Dumpee, the one who has been dumped, has the moral upper hand and they feel justified in using it. If they feel emotional pain, they bring Dumper, the one who kicked them to the curb, the entire rotting abortion and demand ‘eat its bitter innards’. Fear, sadness, apathy now haemorrhage out of both people, but Dumpee feels superior. They have licence to ask Dumper anything. They will ask questions which make Dumper out to be emotionally malfunctioning, cold. In this situation (a phone call with long pauses, a teary interlude in a park), Dumpee feels wronged and justified.

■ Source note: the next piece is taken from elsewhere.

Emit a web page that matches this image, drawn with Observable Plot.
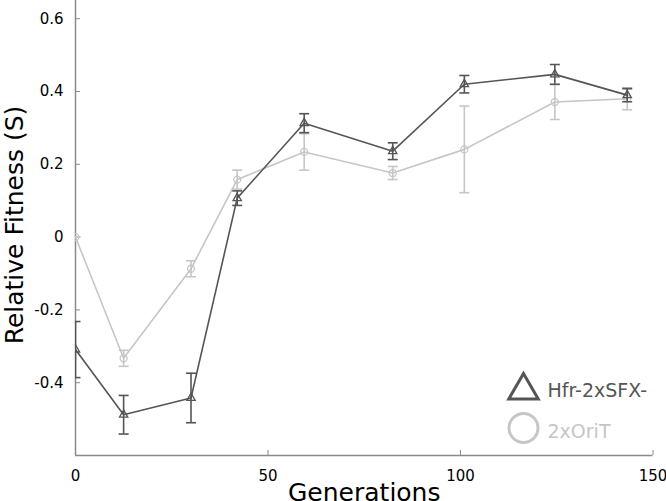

Depending on Dumpee’s ability to marinate in misery and continuing affection for Dumper, this conversation will either aid healing or do nothing but bring the other person to their knees.

 

To compound this hypocrisy, Dumpee’s friends offer solidarity by badmouthing Dumper (now a pariah) and sympathetic hours in which they dissect the relationship in Dumpee’s favour. This helps Dumpee rationalise. Dumper is offered no emotional scaffolding, but now bears the guilt of everything that didn’t function in the relationship from the start.

 

Before the break up, the balance isn’t right. Here, again, the soon-to-be-dumpee is in a better but hypocritical position. It comes down to affections. Soon-to-dump doesn’t feel as strongly as s-t-b-d so the accusation overhanging any disagreement is ‘Why don’t you love me as much as I love you?’ This is how love can be subversive. From this point, when the imbalance is revealed, the relationship is on a slow decline to dumpsville.